= Exercise objective =
Determine the number of lines containing the word "this". Reply with it and nothing else.

= Stored records =
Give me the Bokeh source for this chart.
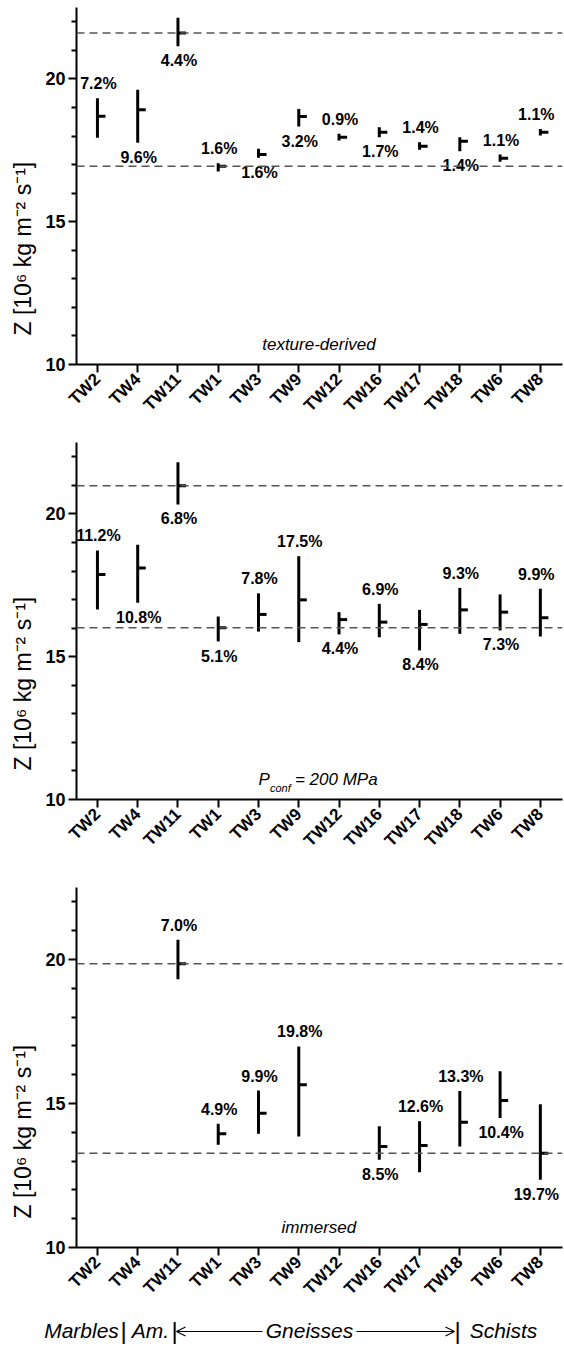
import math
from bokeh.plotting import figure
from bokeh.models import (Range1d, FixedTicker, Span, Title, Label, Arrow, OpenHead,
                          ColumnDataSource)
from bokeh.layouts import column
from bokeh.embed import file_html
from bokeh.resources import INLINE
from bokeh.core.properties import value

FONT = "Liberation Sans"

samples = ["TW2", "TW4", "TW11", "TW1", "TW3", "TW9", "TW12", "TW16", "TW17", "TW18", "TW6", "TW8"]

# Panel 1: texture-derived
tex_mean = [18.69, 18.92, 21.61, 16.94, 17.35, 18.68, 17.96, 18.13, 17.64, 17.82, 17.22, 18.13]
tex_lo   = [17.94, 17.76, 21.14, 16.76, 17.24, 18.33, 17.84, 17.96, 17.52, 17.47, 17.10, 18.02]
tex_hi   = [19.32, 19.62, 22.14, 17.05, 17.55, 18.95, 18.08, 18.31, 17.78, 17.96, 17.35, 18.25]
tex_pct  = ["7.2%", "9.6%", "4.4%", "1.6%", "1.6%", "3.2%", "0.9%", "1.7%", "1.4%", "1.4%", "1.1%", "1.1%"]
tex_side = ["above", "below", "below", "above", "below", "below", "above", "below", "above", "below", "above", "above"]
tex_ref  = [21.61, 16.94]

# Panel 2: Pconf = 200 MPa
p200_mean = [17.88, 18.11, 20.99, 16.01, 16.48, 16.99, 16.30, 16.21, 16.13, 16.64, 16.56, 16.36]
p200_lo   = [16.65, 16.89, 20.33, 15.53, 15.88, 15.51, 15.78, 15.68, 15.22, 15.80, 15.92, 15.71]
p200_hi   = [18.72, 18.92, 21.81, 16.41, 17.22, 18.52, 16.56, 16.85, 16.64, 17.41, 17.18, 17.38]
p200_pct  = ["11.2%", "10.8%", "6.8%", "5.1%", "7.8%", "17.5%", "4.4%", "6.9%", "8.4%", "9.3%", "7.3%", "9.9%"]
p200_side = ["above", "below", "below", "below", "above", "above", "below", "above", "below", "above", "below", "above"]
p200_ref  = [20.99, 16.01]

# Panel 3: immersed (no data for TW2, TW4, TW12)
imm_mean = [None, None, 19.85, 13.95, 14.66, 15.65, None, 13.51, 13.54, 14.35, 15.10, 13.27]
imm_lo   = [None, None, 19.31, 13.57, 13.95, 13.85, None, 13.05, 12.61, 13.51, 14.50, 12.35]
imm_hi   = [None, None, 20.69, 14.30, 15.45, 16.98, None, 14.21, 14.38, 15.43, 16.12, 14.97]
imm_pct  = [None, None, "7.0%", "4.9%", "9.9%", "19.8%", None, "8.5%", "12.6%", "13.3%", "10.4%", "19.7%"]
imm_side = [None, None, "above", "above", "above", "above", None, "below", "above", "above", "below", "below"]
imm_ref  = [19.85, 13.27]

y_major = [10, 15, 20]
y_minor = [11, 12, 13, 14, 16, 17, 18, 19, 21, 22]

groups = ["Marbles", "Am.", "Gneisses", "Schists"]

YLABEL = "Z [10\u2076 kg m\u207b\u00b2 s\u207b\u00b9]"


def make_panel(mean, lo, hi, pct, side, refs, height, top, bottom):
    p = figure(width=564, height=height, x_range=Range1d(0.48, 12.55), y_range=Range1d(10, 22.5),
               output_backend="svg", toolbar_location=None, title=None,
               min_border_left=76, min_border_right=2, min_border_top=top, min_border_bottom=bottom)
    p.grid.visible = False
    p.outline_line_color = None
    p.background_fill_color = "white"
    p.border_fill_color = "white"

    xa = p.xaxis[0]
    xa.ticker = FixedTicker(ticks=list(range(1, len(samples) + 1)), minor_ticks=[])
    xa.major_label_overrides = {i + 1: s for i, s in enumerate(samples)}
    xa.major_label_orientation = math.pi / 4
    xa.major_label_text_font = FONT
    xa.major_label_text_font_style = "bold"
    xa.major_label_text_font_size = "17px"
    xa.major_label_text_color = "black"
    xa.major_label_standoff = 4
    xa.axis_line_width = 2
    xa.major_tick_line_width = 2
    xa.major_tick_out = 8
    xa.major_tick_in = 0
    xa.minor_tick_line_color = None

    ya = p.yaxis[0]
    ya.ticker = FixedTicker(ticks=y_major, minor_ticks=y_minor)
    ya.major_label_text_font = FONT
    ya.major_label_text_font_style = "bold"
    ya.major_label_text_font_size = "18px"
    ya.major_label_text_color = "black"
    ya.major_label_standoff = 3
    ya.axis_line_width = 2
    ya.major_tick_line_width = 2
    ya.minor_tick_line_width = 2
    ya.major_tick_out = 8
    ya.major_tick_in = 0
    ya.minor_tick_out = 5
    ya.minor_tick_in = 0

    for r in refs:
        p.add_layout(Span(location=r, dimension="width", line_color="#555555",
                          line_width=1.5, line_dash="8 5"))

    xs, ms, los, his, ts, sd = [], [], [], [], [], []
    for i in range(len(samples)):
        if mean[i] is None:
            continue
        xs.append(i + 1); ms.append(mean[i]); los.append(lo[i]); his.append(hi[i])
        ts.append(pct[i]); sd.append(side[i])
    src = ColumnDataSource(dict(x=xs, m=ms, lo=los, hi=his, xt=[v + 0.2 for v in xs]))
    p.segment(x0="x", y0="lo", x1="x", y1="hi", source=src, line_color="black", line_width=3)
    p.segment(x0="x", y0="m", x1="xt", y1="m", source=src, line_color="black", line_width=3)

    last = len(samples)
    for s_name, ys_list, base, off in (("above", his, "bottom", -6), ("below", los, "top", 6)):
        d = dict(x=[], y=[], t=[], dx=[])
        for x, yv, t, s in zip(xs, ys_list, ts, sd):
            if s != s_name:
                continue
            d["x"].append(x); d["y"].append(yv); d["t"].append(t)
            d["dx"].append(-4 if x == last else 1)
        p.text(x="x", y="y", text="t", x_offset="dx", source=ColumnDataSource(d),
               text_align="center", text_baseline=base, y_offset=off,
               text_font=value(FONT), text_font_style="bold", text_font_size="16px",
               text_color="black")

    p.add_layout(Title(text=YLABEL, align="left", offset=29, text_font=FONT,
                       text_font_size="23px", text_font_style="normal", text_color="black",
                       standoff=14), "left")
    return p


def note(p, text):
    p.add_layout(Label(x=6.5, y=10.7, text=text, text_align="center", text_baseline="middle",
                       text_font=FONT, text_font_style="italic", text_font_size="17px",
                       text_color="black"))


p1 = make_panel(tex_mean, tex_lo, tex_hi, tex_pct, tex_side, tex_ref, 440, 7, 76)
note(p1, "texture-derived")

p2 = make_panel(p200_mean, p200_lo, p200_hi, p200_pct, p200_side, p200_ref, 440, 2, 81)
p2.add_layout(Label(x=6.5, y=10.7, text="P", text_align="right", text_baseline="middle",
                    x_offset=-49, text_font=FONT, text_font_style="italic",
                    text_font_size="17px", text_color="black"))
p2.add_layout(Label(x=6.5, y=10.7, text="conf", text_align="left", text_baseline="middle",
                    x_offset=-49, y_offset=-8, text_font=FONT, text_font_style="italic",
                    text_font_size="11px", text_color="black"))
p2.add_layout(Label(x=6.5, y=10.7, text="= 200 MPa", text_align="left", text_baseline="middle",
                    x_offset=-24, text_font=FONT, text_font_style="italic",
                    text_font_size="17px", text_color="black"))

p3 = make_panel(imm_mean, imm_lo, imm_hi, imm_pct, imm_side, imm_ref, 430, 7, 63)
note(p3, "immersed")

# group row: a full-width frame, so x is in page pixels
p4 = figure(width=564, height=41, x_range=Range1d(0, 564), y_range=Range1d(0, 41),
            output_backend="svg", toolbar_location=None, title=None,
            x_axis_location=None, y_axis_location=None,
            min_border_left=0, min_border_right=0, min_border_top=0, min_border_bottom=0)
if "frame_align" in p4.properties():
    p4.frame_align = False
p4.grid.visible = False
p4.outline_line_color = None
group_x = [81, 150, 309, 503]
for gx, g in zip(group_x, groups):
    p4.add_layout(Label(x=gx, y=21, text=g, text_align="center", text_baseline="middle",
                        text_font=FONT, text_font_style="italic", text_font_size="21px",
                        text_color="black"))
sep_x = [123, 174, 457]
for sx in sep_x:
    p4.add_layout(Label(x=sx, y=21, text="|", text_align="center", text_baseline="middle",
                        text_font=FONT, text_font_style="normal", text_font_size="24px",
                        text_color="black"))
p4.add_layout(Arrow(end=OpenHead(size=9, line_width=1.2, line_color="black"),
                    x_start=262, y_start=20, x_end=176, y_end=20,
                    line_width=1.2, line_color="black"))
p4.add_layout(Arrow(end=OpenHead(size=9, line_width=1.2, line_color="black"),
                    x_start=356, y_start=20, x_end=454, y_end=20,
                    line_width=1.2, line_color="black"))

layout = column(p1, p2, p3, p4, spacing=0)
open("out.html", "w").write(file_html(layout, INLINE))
...
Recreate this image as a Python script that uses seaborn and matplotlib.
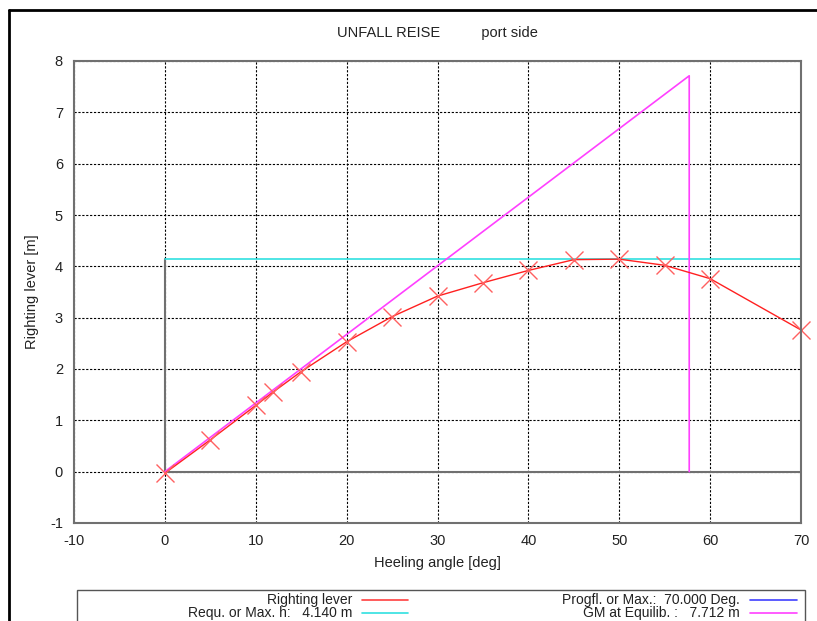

= Task solution =
2